Objective
Can you print the data exactly and leave out each image?

§ §

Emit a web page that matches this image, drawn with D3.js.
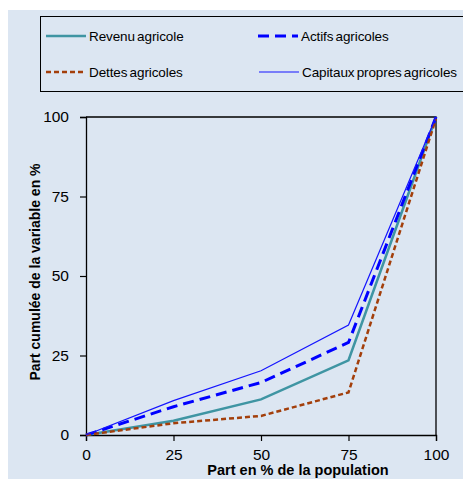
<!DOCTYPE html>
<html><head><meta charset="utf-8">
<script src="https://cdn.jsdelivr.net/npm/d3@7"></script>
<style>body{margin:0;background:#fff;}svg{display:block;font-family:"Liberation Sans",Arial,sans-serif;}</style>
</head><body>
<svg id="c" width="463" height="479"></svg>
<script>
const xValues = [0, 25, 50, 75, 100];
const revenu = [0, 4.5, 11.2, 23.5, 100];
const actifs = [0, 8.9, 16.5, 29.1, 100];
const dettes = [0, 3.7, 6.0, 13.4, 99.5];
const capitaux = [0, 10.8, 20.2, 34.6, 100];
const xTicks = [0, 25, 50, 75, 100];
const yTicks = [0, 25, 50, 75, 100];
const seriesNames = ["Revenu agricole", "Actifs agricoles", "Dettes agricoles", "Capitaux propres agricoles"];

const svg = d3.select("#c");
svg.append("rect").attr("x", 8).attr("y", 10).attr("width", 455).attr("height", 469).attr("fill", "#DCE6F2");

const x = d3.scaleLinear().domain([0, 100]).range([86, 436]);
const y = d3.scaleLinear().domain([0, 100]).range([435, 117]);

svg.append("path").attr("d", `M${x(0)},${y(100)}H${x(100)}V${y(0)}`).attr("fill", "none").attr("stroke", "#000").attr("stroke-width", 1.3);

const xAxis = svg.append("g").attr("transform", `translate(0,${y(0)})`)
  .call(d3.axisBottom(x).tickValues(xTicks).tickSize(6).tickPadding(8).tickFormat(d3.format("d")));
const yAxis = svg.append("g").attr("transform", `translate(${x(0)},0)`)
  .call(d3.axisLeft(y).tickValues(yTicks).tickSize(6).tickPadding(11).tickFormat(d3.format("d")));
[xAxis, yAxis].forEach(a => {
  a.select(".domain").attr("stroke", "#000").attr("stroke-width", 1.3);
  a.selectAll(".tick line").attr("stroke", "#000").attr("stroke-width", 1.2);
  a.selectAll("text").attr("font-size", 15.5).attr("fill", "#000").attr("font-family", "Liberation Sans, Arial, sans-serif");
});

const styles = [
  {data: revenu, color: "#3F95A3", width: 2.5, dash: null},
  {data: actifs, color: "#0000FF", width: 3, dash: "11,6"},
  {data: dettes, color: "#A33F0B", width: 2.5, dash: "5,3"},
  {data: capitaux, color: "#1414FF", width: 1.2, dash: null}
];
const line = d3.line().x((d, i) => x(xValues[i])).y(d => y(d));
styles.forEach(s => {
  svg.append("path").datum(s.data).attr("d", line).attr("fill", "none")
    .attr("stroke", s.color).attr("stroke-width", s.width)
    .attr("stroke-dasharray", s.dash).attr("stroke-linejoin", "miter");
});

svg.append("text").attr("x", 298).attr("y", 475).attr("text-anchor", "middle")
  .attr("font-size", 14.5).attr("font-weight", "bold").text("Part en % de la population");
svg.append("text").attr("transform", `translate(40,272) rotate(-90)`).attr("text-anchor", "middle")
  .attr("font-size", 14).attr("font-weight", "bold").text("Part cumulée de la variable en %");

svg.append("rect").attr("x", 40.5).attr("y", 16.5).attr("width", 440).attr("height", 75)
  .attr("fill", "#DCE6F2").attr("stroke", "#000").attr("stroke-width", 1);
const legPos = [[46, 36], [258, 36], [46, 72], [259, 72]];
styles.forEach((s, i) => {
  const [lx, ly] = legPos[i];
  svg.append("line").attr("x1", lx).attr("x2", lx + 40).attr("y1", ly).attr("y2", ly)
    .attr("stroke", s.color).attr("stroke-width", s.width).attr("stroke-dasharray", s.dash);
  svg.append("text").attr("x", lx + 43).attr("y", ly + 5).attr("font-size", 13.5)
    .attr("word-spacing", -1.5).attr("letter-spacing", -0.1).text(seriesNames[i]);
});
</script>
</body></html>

§ §

Solution for this task
Emit a web page that matches this image, drawn with D3.js.
<!DOCTYPE html>
<html><head><meta charset="utf-8">
<script src="https://cdn.jsdelivr.net/npm/d3@7"></script>
<style>body{margin:0;background:#fff;}svg{display:block;font-family:"Liberation Sans",Arial,sans-serif;}</style>
</head><body>
<svg id="c" width="463" height="479"></svg>
<script>
const xValues = [0, 25, 50, 75, 100];
const revenu = [0, 4.5, 11.2, 23.5, 100];
const actifs = [0, 8.9, 16.5, 29.1, 100];
const dettes = [0, 3.7, 6.0, 13.4, 99.5];
const capitaux = [0, 10.8, 20.2, 34.6, 100];
const xTicks = [0, 25, 50, 75, 100];
const yTicks = [0, 25, 50, 75, 100];
const seriesNames = ["Revenu agricole", "Actifs agricoles", "Dettes agricoles", "Capitaux propres agricoles"];

const svg = d3.select("#c");
svg.append("rect").attr("x", 8).attr("y", 10).attr("width", 455).attr("height", 469).attr("fill", "#DCE6F2");

const x = d3.scaleLinear().domain([0, 100]).range([86, 436]);
const y = d3.scaleLinear().domain([0, 100]).range([435, 117]);

svg.append("path").attr("d", `M${x(0)},${y(100)}H${x(100)}V${y(0)}`).attr("fill", "none").attr("stroke", "#000").attr("stroke-width", 1.3);

const xAxis = svg.append("g").attr("transform", `translate(0,${y(0)})`)
  .call(d3.axisBottom(x).tickValues(xTicks).tickSize(6).tickPadding(8).tickFormat(d3.format("d")));
const yAxis = svg.append("g").attr("transform", `translate(${x(0)},0)`)
  .call(d3.axisLeft(y).tickValues(yTicks).tickSize(6).tickPadding(11).tickFormat(d3.format("d")));
[xAxis, yAxis].forEach(a => {
  a.select(".domain").attr("stroke", "#000").attr("stroke-width", 1.3);
  a.selectAll(".tick line").attr("stroke", "#000").attr("stroke-width", 1.2);
  a.selectAll("text").attr("font-size", 15.5).attr("fill", "#000").attr("font-family", "Liberation Sans, Arial, sans-serif");
});

const styles = [
  {data: revenu, color: "#3F95A3", width: 2.5, dash: null},
  {data: actifs, color: "#0000FF", width: 3, dash: "11,6"},
  {data: dettes, color: "#A33F0B", width: 2.5, dash: "5,3"},
  {data: capitaux, color: "#1414FF", width: 1.2, dash: null}
];
const line = d3.line().x((d, i) => x(xValues[i])).y(d => y(d));
styles.forEach(s => {
  svg.append("path").datum(s.data).attr("d", line).attr("fill", "none")
    .attr("stroke", s.color).attr("stroke-width", s.width)
    .attr("stroke-dasharray", s.dash).attr("stroke-linejoin", "miter");
});

svg.append("text").attr("x", 298).attr("y", 475).attr("text-anchor", "middle")
  .attr("font-size", 14.5).attr("font-weight", "bold").text("Part en % de la population");
svg.append("text").attr("transform", `translate(40,272) rotate(-90)`).attr("text-anchor", "middle")
  .attr("font-size", 14).attr("font-weight", "bold").text("Part cumulée de la variable en %");

svg.append("rect").attr("x", 40.5).attr("y", 16.5).attr("width", 440).attr("height", 75)
  .attr("fill", "#DCE6F2").attr("stroke", "#000").attr("stroke-width", 1);
const legPos = [[46, 36], [258, 36], [46, 72], [259, 72]];
styles.forEach((s, i) => {
  const [lx, ly] = legPos[i];
  svg.append("line").attr("x1", lx).attr("x2", lx + 40).attr("y1", ly).attr("y2", ly)
    .attr("stroke", s.color).attr("stroke-width", s.width).attr("stroke-dasharray", s.dash);
  svg.append("text").attr("x", lx + 43).attr("y", ly + 5).attr("font-size", 13.5)
    .attr("word-spacing", -1.5).attr("letter-spacing", -0.1).text(seriesNames[i]);
});
</script>
</body></html>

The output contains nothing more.